Despite inflationary pressures, people in major export markets like Europe and the US reduced their spending, which contributed to better-than-expected export figures.
Ismail Iqbal Securities (IIS) head of research, Fahad Rauf, projected that the trade deficit could increase again in FY24 once the government lifts the ban on imports as part of the conditions set for the USD 3 billion loan programme by the International Monetary Fund which signed a staff-level agreement with the Pakistan government on a USD 3 billion “stand-by arrangement” to support the authorities’ immediate efforts to stabilise the economy from external shocks.

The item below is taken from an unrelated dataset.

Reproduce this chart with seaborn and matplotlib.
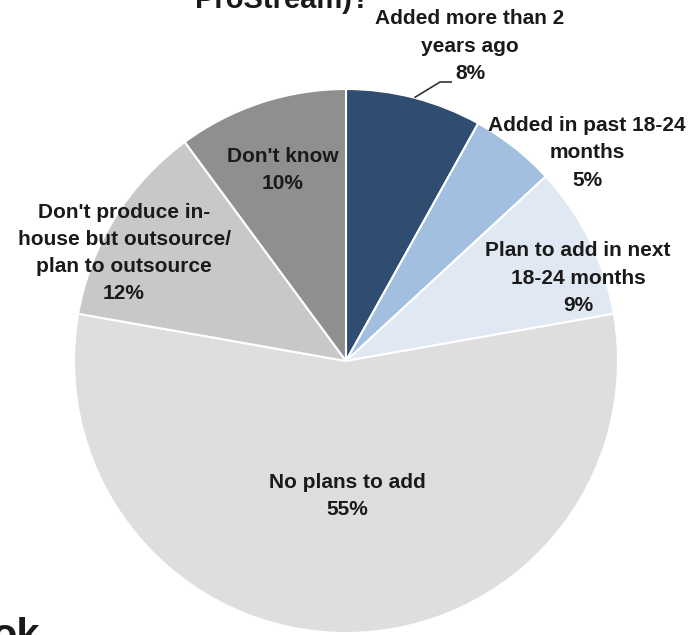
import numpy as np
import matplotlib
matplotlib.use("Agg")
import matplotlib.pyplot as plt
import seaborn as sns

# Survey answers, clockwise from 12 o'clock
categories = [
    "Added more than 2\nyears ago",
    "Added in past 18-24\nmonths",
    "Plan to add in next\n18-24 months",
    "No plans to add",
    "Don't produce in-\nhouse but outsource/\nplan to outsource",
    "Don't know",
]
shares = [8, 5, 9, 55, 12, 10]
colors = ["#2e4d70", "#a3bfe0", "#e0e9f3", "#dedede", "#c8c8c8", "#8f8f8f"]

sns.set_theme(style="white")
plt.rcParams["font.family"] = ["Liberation Sans", "DejaVu Sans"]

W, H = 692, 635
fig = plt.figure(figsize=(W / 100, H / 100), dpi=100)
ax = fig.add_axes([0, 0, 1, 1])

def py(y):
    """Convert a top-down pixel row into axis y."""
    return H - y

cx, cy, r = 346, 361, 272
wedges, _ = ax.pie(
    shares, colors=colors, startangle=90, counterclock=False,
    center=(cx, py(cy)), radius=r, frame=True,
    wedgeprops=dict(edgecolor="white", linewidth=1.5),
)
ax.set_xlim(0, W)
ax.set_ylim(0, H)
ax.set_aspect("equal")
ax.axis("off")

# label anchors (pixel coordinates, top-down)
label_xy = [(470, 46), (587, 153), (578, 278), (347, 496), (124, 253), (283, 170)]
for name, val, (lx, ly) in zip(categories, shares, label_xy):
    ax.text(lx, py(ly), f"{name}\n{val}%", ha="center", va="center",
            fontsize=15, fontweight="bold", color="#1a1a1a", linespacing=1.55)

# leader line for the first slice
w0 = wedges[0]
mid = np.deg2rad((w0.theta1 + w0.theta2) / 2)
sx, sy = cx + r * np.cos(mid), py(cy) + r * np.sin(mid)
ax.plot([sx, 440, 452], [sy, py(82), py(82)], color="#333333", lw=1.2,
        solid_capstyle="butt")

# title, last line running off the top edge
ax.text(282, py(8), "ProStream)?", ha="center", va="baseline",
        fontsize=21, fontweight="bold", color="#1a1a1a", clip_on=False)
# logo text running off the bottom edge
ax.text(40, py(648), "ok", ha="right", va="baseline",
        fontsize=30, fontweight="bold", color="#1a1a1a", clip_on=False)

fig.savefig("out.png", dpi=100)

To stabilise and revive the compromised economy from FY23, the country will need to gradually increase economic activities and aim for growth in FY24, he said.
The government has set a target of 3.5 per cent economic growth for the current fiscal year, after experiencing a contraction in FY23.
Rauf clarified that the official report on FY23’s full-year growth figures is yet to be released, but the government has provisionally reported a modest growth rate of 0.3 per cent.
Rauf praised the government’s “conscious decision to live within its means”, which resulted in a significant 43 per cent reduction in the trade deficit in FY23. He explained that the government only allowed imports equivalent to export earnings and inflows of workers’ remittances to avoid financing the deficit through foreign debt. This policy not only helped repay maturing foreign debt on time but also prevented default.
In contrast, the previous finance minister, Miftah Ismail, had initially advised businessmen to control imports for the first three months of FY23, anticipating that the revival of the IMF programme would allow a full resumption of imports.
However, poor implementation of the programme’s conditions led to multiple suspensions, preventing the reopening of imports throughout the year, according to the newspaper.
Pakistan had been barely managing its external liabilities as its foreign reserves hovered around USD 4 billion while experts warned of default in coming months. With the IMF approving its policies, the country will get access to multilateral and bilateral loans to build its reserves and plan for a long time.
The country's economy has faced several challenges in recent times, including devastating floods last year and commodity price hikes following the war in Ukraine.